● **MATERIAL SHOWN**
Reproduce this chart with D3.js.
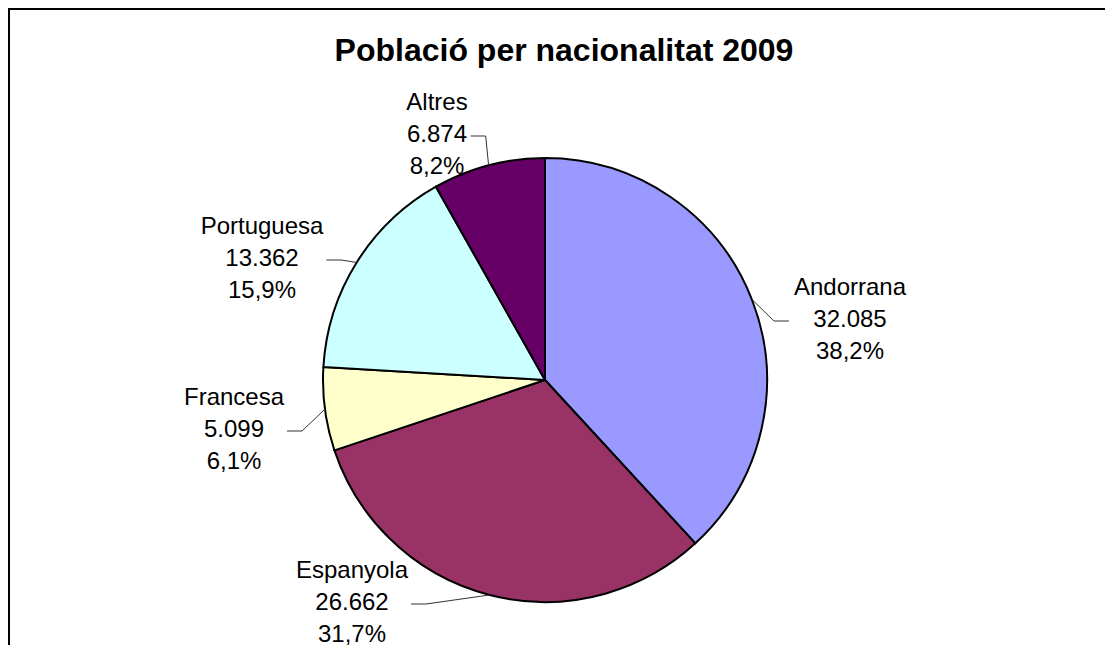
<!DOCTYPE html>
<html>
<head>
<meta charset="utf-8">
<script src="https://cdn.jsdelivr.net/npm/d3@7"></script>
<style>
  body { margin: 0; background: #fff; }
  svg { display: block; font-family: "Liberation Sans", Arial, sans-serif; }
</style>
</head>
<body>
<div id="chart"></div>
<script>
// ---------- data ----------
let categories = [ 'Andorrana', 'Espanyola', 'Francesa', 'Portuguesa', 'Altres' ];
let values     = [ 32085, 26662, 5099, 13362, 6874 ];
let colours    = [ '#9999FF', '#993366', '#FFFFCC', '#CCFFFF', '#660066' ];
let title      = 'Població per nacionalitat 2009';

// label block centres, relative to pie centre (layout only)
let labelShift = [ [305, -53], [-193, 230], [-311, 57], [-283, -114], [-108, -238] ];

// ---------- layout ----------
let width = 1105, height = 645;
let cx = 545, cy = 380, radius = 222;
let lineGap = 31.7;

let locale = d3.formatLocale({ decimal: ',', thousands: '.', grouping: [3], currency: ['', ''] });
let fmtValue = locale.format(',d');
let fmtPct = locale.format('.1f');
let total = d3.sum(values);

let svg = d3.select('#chart')
            .append('svg')
            .attr('width', width)
            .attr('height', height);

// chart border (runs off the window on the right and bottom)
svg.append('rect')
   .attr('x', 9).attr('y', 9)
   .attr('width', width + 20).attr('height', height + 20)
   .attr('fill', 'none')
   .attr('stroke', '#000')
   .attr('stroke-width', 2);

svg.append('text')
   .attr('x', 564).attr('y', 61)
   .attr('text-anchor', 'middle')
   .attr('font-size', 32)
   .attr('font-weight', 'bold')
   .text(title);

let pie = d3.pie().sort(null).value(d => d);
let arcs = pie(values);
let arc = d3.arc().innerRadius(0).outerRadius(radius);

let g = svg.append('g').attr('transform', 'translate(' + cx + ',' + cy + ')');

g.selectAll('path.slice')
 .data(arcs)
 .enter()
 .append('path')
 .attr('class', 'slice')
 .attr('d', arc)
 .attr('fill', (d, i) => colours[i])
 .attr('stroke', '#000')
 .attr('stroke-width', 2)
 .attr('stroke-linejoin', 'round');

// labels
let labels = g.selectAll('g.label')
              .data(arcs)
              .enter()
              .append('g')
              .attr('class', 'label');

labels.each(function (d, i) {
    let lab = d3.select(this);
    let lx = labelShift[i][0], ly = labelShift[i][1];
    let lines = [ categories[i], fmtValue(values[i]), fmtPct(values[i] / total * 100) + '%' ];

    let txt = lab.append('text')
                 .attr('text-anchor', 'middle')
                 .attr('font-size', 24)
                 .attr('fill', '#000');
    lines.forEach(function (s, k) {
        txt.append('tspan')
           .attr('x', lx)
           .attr('y', ly + (k - 1) * lineGap)
           .text(s);
    });

    // box width from the widest line
    let w = d3.max(txt.selectAll('tspan').nodes(), n => n.getComputedTextLength());

    // leader line: from label edge, short horizontal, then to the slice edge
    let a = (d.startAngle + d.endAngle) / 2;
    let ex = Math.sin(a) * radius, ey = -Math.cos(a) * radius;
    let hy = ly - 6;
    let x0, x1;
    if (lx > ex) { x0 = lx - w / 2 - 5; x1 = x0 - 15; }
    else         { x0 = lx + w / 2 + 3; x1 = x0 + 15; }

    lab.insert('path', 'text')
       .attr('d', d3.line()([ [x0, hy], [x1, hy], [ex, ey] ]))
       .attr('fill', 'none')
       .attr('stroke', '#333')
       .attr('stroke-width', 1);
});
</script>
</body>
</html>
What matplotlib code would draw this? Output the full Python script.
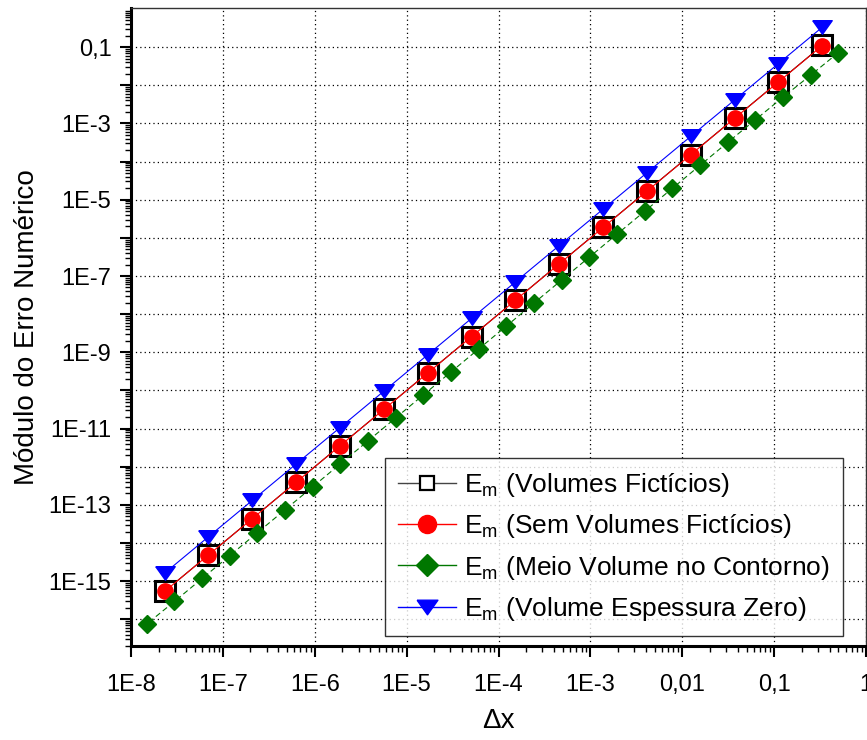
import matplotlib
matplotlib.use("Agg")
import matplotlib.pyplot as plt
import matplotlib.ticker as mticker
from matplotlib.lines import Line2D

plt.rcParams["font.family"] = ["Liberation Sans", "DejaVu Sans"]
plt.rcParams["mathtext.fontset"] = "custom"
plt.rcParams["mathtext.rm"] = "Liberation Sans"

# malhas refinadas por fator 3
dx_3 = [0.3333, 0.1111, 0.03704, 0.01235, 4.115e-3, 1.372e-3, 4.572e-4, 1.524e-4,
        5.081e-5, 1.694e-5, 5.645e-6, 1.882e-6, 6.272e-7, 2.091e-7, 6.969e-8, 2.323e-8]
# malhas refinadas por fator 2
dx_2 = [0.5, 0.25, 0.125, 0.0625, 0.03125, 0.015625, 7.8125e-3, 3.906e-3, 1.953e-3,
        9.766e-4, 4.883e-4, 2.441e-4, 1.221e-4, 6.104e-5, 3.052e-5, 1.526e-5, 7.629e-6,
        3.815e-6, 1.907e-6, 9.537e-7, 4.768e-7, 2.384e-7, 1.192e-7, 5.96e-8, 2.98e-8, 1.49e-8]

em_ficticios = [0.111, 0.0123, 1.37e-3, 1.52e-4, 1.69e-5, 1.88e-6, 2.09e-7, 2.32e-8,
                2.58e-9, 2.87e-10, 3.19e-11, 3.54e-12, 3.93e-13, 4.37e-14, 4.86e-15, 5.40e-16]
em_sem_ficticios = [0.110, 0.0122, 1.36e-3, 1.51e-4, 1.68e-5, 1.87e-6, 2.08e-7, 2.31e-8,
                    2.57e-9, 2.86e-10, 3.18e-11, 3.53e-12, 3.92e-13, 4.36e-14, 4.85e-15, 5.38e-16]
em_meio_volume = [0.072, 0.0185, 4.9e-3, 1.25e-3, 3.2e-4, 8.0e-5, 2.0e-5, 5.0e-6, 1.26e-6,
                  3.15e-7, 7.9e-8, 1.97e-8, 4.9e-9, 1.23e-9, 3.08e-10, 7.7e-11, 1.92e-11,
                  4.8e-12, 1.2e-12, 3.0e-13, 7.5e-14, 1.88e-14, 4.7e-15, 1.18e-15, 2.95e-16, 7.6e-17]
em_espessura_zero = [0.333, 0.037, 4.12e-3, 4.57e-4, 5.08e-5, 5.65e-6, 6.27e-7, 6.97e-8,
                     7.74e-9, 8.60e-10, 9.56e-11, 1.06e-11, 1.18e-12, 1.31e-13, 1.46e-14, 1.62e-15]

legend_labels = [
    r"E$_\mathregular{m}$ (Volumes Fictícios)",
    r"E$_\mathregular{m}$ (Sem Volumes Fictícios)",
    r"E$_\mathregular{m}$ (Meio Volume no Contorno)",
    r"E$_\mathregular{m}$ (Volume Espessura Zero)",
]

x_ticks = [1e-8, 1e-7, 1e-6, 1e-5, 1e-4, 1e-3, 1e-2, 1e-1, 1]
x_tick_labels = ["1E-8", "1E-7", "1E-6", "1E-5", "1E-4", "1E-3", "0,01", "0,1", "1"]
y_ticks = [10.0 ** e for e in range(-16, 0)]
y_tick_labels = ["" if e % 2 == 0 else ("0,1" if e == -1 else "1E%d" % e) for e in range(-16, 0)]

green = "#007700"
tri = [(-1, 0.7), (1, 0.7), (0, -0.7), (-1, 0.7)]

fig = plt.figure(figsize=(8.67, 7.40), dpi=100)
ax = fig.add_axes([0.151, 0.127, 0.848, 0.862])

ax.plot(dx_3, em_ficticios, color="black", lw=0.8, marker="s", ms=15,
        mfc="white", mec="black", mew=2.2, zorder=3)
ax.plot(dx_3, em_sem_ficticios, color="red", lw=0.8, marker="o", ms=11,
        mfc="red", mec="red", zorder=4)
ax.plot(dx_2, em_meio_volume, color=green, lw=0.8, ls=(0, (5, 3)), marker="D", ms=9,
        mfc=green, mec=green, zorder=5)
ax.plot(dx_3, em_espessura_zero, color="blue", lw=0.8, marker=tri, ms=14,
        mfc="blue", mec="blue", zorder=6)

ax.set_xscale("log")
ax.set_yscale("log")
ax.set_xlim(1e-8, 1)
ax.set_ylim(2e-17, 1.05)

ax.xaxis.set_major_locator(mticker.FixedLocator(x_ticks))
ax.xaxis.set_major_formatter(mticker.FixedFormatter(x_tick_labels))
ax.xaxis.set_minor_locator(mticker.LogLocator(base=10, subs=range(2, 10), numticks=30))
ax.xaxis.set_minor_formatter(mticker.NullFormatter())
ax.yaxis.set_major_locator(mticker.FixedLocator(y_ticks))
ax.yaxis.set_major_formatter(mticker.FixedFormatter(y_tick_labels))
ax.yaxis.set_minor_locator(mticker.LogLocator(base=10, subs=range(2, 10), numticks=40))
ax.yaxis.set_minor_formatter(mticker.NullFormatter())

ax.tick_params(axis="both", which="major", direction="out", length=8, width=1.5,
               labelsize=17, top=False, right=False)
ax.tick_params(axis="both", which="minor", direction="out", length=4, width=1.0,
               top=False, right=False)
ax.tick_params(axis="x", which="major", pad=12)
ax.tick_params(axis="y", which="major", pad=6)

ax.grid(True, which="major", color="black", ls=(0, (1, 2.5)), lw=0.9)

for side in ("left", "bottom"):
    ax.spines[side].set_linewidth(2.2)
for side in ("top", "right"):
    ax.spines[side].set_linewidth(1.0)
    ax.spines[side].set_color("#333333")

ax.set_ylabel("Módulo do Erro Numérico", fontsize=20, labelpad=6)
ax.set_xlabel("Δx", fontsize=20, labelpad=9)

handles = [
    Line2D([], [], color="#444444", lw=1, marker="s", ms=10, mfc="white", mec="black", mew=1.6),
    Line2D([], [], color="red", lw=1, marker="o", ms=13, mfc="red", mec="red"),
    Line2D([], [], color=green, lw=1, marker="D", ms=11, mfc=green, mec=green),
    Line2D([], [], color="blue", lw=1, marker=tri, ms=15, mfc="blue", mec="blue"),
]
leg = ax.legend(handles, legend_labels, loc="lower left", bbox_to_anchor=(0.3456, 0.0157),
                fontsize=19, frameon=True, fancybox=False, edgecolor="black",
                handlelength=2.2, handletextpad=0.3, labelspacing=0.5,
                borderpad=0.5, borderaxespad=0)
leg.get_frame().set_linewidth(1.0)
leg.set_zorder(10)

fig.savefig("out.png", dpi=100)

● **TASK OBJECTIVE**
Report every line containing the word "this" from the listing above.

● **FINISHED ANSWER**
Reproduce this chart with D3.js.
    let lab = d3.select(this);
What matplotlib code would draw this? Output the full Python script.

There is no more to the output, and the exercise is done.